Colleges are places of learning and study. Places where you can come to grow academically and intellectually. Places where students can broaden their understandings of the world, and become deeper individuals.
Places where students can learn how to weave baskets underwater.
Most colleges are great institutions of education, and every now and then they’ll feature courses that educate in a…unique subject.
Here are a few choice selections from what’s out there today.
“The Simpsons as Satirical Authors”
Did you ever realize how much you have to learn from those finely wrought characters clad in yellow skin, odd hair, and simple lines? We’ve all known the Simpsons was a great TV show for a while now, but you probably never thought about taking the show seriously. Well, Columbia College Chicago did the thinking for you. Find out all about how Homer’s lack of hair represents a withering satire of George W. Bush’s international policies! Or maybe I’m overthinking this.
Before this course, you might think that there’s not much to dumbness. After all, as a great man once said, “Stupid is as stupid does.” But lo and behold, Occidental College has arisen to educate its students on the depths of stupidity! Here’s an actual quote from the course description: “Stupidity is neither ignorance nor organicity, but rather, a corollary of knowing and an element of normalcy, the double of intelligence rather than its opposite.” As it turns out, this course on stupid is anything but.
“Learning from Youtube”
When human culture hits the apocalypse next year, and only fragments will be left for aliens to discover, one of the most tragic losses will certainly be Youtube. A repository of the greatest achievements of humanity, Youtube is getting the study and attention it deserves from Pitzer College with this course. Most important lessons: Don’t mess with dramatic chipmunks. Tron costumes are awesome. The song Friday is frighteningly catchy. And always, always wear a helmet.
“Arguing with Judge Judy”
And here I thought all the time I put in watching Judge Judy reruns was just a good excuse to not change into real clothing. Turns out I was learning all about rhetorical and logical arguments. Wait, did I say rhetorical and logical arguments? I meant logical fallacies and crazed theatrics. UC Berkeley is out to make sure that students can point their fingers at Judge Judy and shout out “POST HOC ERGO PROPTER HOC” or “AD HOMINEM” or “HASTY GENERALIZATION” even as they continue to eat their popcorn.

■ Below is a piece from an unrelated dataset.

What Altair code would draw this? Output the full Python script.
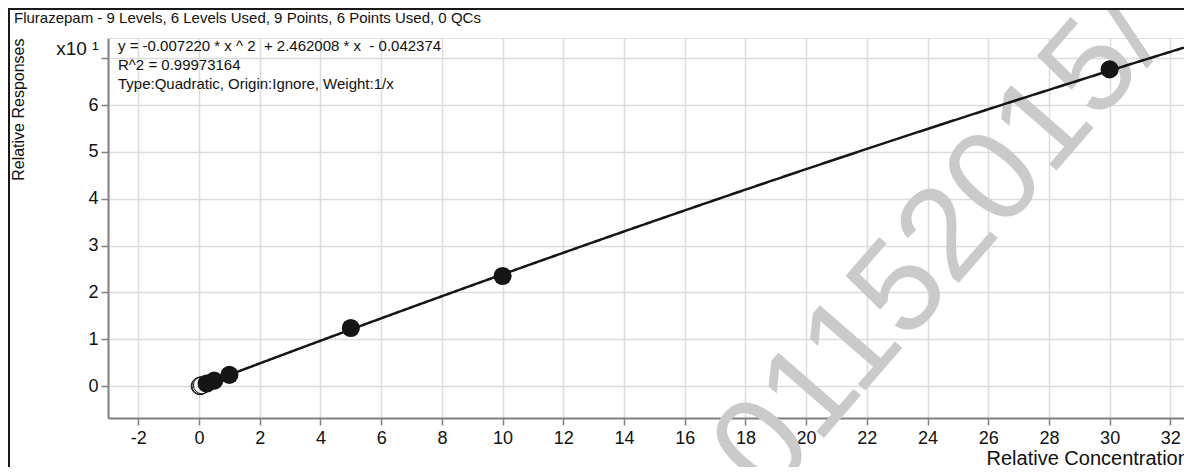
import altair as alt
import pandas as pd

# ---- data ----
title_text = "Flurazepam - 9 Levels, 6 Levels Used, 9 Points, 6 Points Used, 0 QCs"
equation_lines = [
    "y = -0.007220 * x ^ 2\u00a0 + 2.462008 * x\u00a0 - 0.042374",
    "R^2 = 0.99973164",
    "Type:Quadratic, Origin:Ignore, Weight:1/x",
]
fit_coefficients = [-0.007220, 2.462008, -0.042374]  # a, b, c of the fitted quadratic
levels = [0.025, 0.05, 0.1, 0.25, 0.5, 1, 5, 10, 30]
responses = [0.02, 0.08, 0.2, 0.57, 1.19, 2.41, 12.4, 23.5, 67.6]
used = [False, False, False, True, True, True, True, True, True]
x_ticks = [-2, 0, 2, 4, 6, 8, 10, 12, 14, 16, 18, 20, 22, 24, 26, 28, 30, 32]
y_ticks = [0, 10, 20, 30, 40, 50, 60, 70]
watermark_text = "01152015/"

FONT = "Liberation Sans"
W, H = 1076, 380
x_domain = [-3, 32.45]
y_domain = [-6.8, 74.3]

pts = pd.DataFrame({"x": levels, "y": responses, "used": used})
pts_used = pts[pts["used"]]
pts_unused = pts[~pts["used"]]

xs = alt.Scale(domain=x_domain, nice=False, zero=False)
ys = alt.Scale(domain=y_domain, nice=False, zero=False)

x_axis = alt.Axis(
    values=x_ticks, grid=True, gridColor="#dcdcdc", gridWidth=1.5,
    domainColor="#808080", domainWidth=2, tickColor="#808080", tickWidth=1.5,
    tickSize=7, labelFont=FONT, labelFontSize=18, labelColor="#111111",
    labelPadding=4, labelFlush=False, labelOverlap=False,
    labelExpr="'' + datum.value",
    title="Relative Concentration", titleFont=FONT, titleFontSize=20,
    titleFontWeight="normal", titleColor="#111111", titleX=878, titleY=46,
    titleAlign="left", titleBaseline="alphabetic",
)
y_axis = alt.Axis(
    values=y_ticks, grid=True, gridColor="#dcdcdc", gridWidth=1.5,
    domainColor="#808080", domainWidth=2, tickColor="#808080", tickWidth=1.5,
    tickSize=7, labelFont=FONT, labelColor="#111111",
    labelFontSize={"condition": {"test": "datum.value == 70", "value": 19}, "value": 18},
    labelBaseline={"condition": {"test": "datum.value == 70", "value": "bottom"}, "value": "middle"},
    labelPadding=3, labelFlush=False, labelOverlap=False,
    labelExpr="datum.value == 70 ? 'x10 \u00b9' : format(datum.value / 10, 'd')",
    title="Relative Responses", titleFont=FONT, titleFontSize=16,
    titleFontWeight="normal", titleColor="#111111", titleX=-90, titleY=0,
    titleAngle=270, titleAlign="right", titleBaseline="middle",
)

def xenc():
    return alt.X("x:Q", scale=xs, axis=x_axis)

def yenc():
    return alt.Y("y:Q", scale=ys, axis=y_axis)

one = pd.DataFrame({"k": [0]})

frame_top = alt.Chart(one).mark_rule(color="#1a1a1a", strokeWidth=2, clip=False).encode(
    x=alt.value(-100), x2=alt.value(W), y=alt.value(-29)
)
frame_left = alt.Chart(one).mark_rule(color="#1a1a1a", strokeWidth=2, clip=False).encode(
    x=alt.value(-99), y=alt.value(-30), y2=alt.value(H + 70)
)

title_layer = alt.Chart(pd.DataFrame({"t": [title_text]})).mark_text(
    font=FONT, fontSize=15, color="#111111", align="left", baseline="middle", clip=False
).encode(text="t:N", x=alt.value(-94), y=alt.value(-20))

watermark = alt.Chart(pd.DataFrame({"t": [watermark_text]})).mark_text(
    font=FONT, fontSize=131, color="#cacaca", align="center", baseline="middle",
    angle=311, clip=False
).encode(text="t:N", x=alt.value(832), y=alt.value(207))

a, b, c = fit_coefficients
curve = alt.Chart(alt.sequence(0, 32.46, 0.05, as_="x")).transform_calculate(
    y=f"{a} * datum.x * datum.x + {b} * datum.x + ({c})"
).mark_line(color="#151515", strokeWidth=2.5, clip=True).encode(x=xenc(), y=yenc())

hollow = alt.Chart(pts_unused).mark_point(
    shape="circle", size=300, filled=False, color="#151515", strokeWidth=1, opacity=1
).encode(x=xenc(), y=yenc())

filled = alt.Chart(pts_used).mark_circle(
    size=330, color="#151515", opacity=1
).encode(x=xenc(), y=yenc())

eq_layers = []
for line_text, ypix in zip(equation_lines, [8, 27, 46]):
    eq_layers.append(
        alt.Chart(pd.DataFrame({"t": [line_text]})).mark_text(
            font=FONT, fontSize=15, color="#111111", align="left", baseline="middle"
        ).encode(text="t:N", x=alt.value(10), y=alt.value(ypix))
    )

chart = alt.layer(
    watermark, curve, hollow, filled, *eq_layers, frame_top, frame_left, title_layer
).properties(
    width=W, height=H,
    autosize=alt.AutoSizeParams(type="none"),
    padding={"left": 100, "top": 30, "right": 0, "bottom": 49},
).configure_view(stroke=None).configure(background="white")

chart.save("out.html", embed_options={"renderer": "svg", "actions": False})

A physical education course. In which students get to climb trees. Let me say that again. Students get to climb trees. For course credit. Cornell University? I applaud you.
“The American Vacation”
The University of Iowa is pioneering this new frontier of academic study: vacationology. The study of time off. Students will learn about the history of vacations, and the different forms vacations can take depending on the circumstances of the vacation goers in question. All the while, those students will desperately be wondering if they can do any hands-on research, investigating which is more relaxing, a trip to Cancun or a trip to Bermuda.
“How to Watch Television”
Have you been watching TV wrong all these years? Montclair State University is here to help you find out. The course, though, isn’t about eye calisthenics, or channel surfing protocol. It’s more about the way that television is “understood by its audience,” and the “role and impact of television in [students’] lives.” Whether or not you see the difference of subject matter as a tragedy is up to you. Pardon me for a moment as I wipe away a tear.
“Tightwaddery, or the Good Life on a Dollar a Day”
Besides being the source of one of the greatest invented words ever, this course at Alfred University somehow ties together a Socratic search for the good life with clipping coupons from the newspaper. If you’ve ever wanted to figure out how to transform your humdrum banal existence into a philosophical ideal, then maybe you need to indulge in a little bit of tightwaddery. Which continues to be a great word.
“Zombies in Popular Media”
Zombies. Can’t live with ’em…yeah, that just about covers it. Another course from Columbia College Chicago, “Zombies in Popular Media” is all about the zombie plague that has swept our culture. It takes a historical, sociological, and literary look at the zombie. Just…don’t let the professor bite you, okay?
It’s a skill you might never have thought you’d need, but you’d be surprised what’s demanded of workers in the modern world. “Hallucinating” is a course at Georgetown University, all about philosophical conundrums, like, “How do I know what’s real?”, “What can I know for sure?”, “What is knowledge?”, and “How much wood could a woodchuck chuck if a woodchuck were a philosophy student?” (The answer to the last: not much.)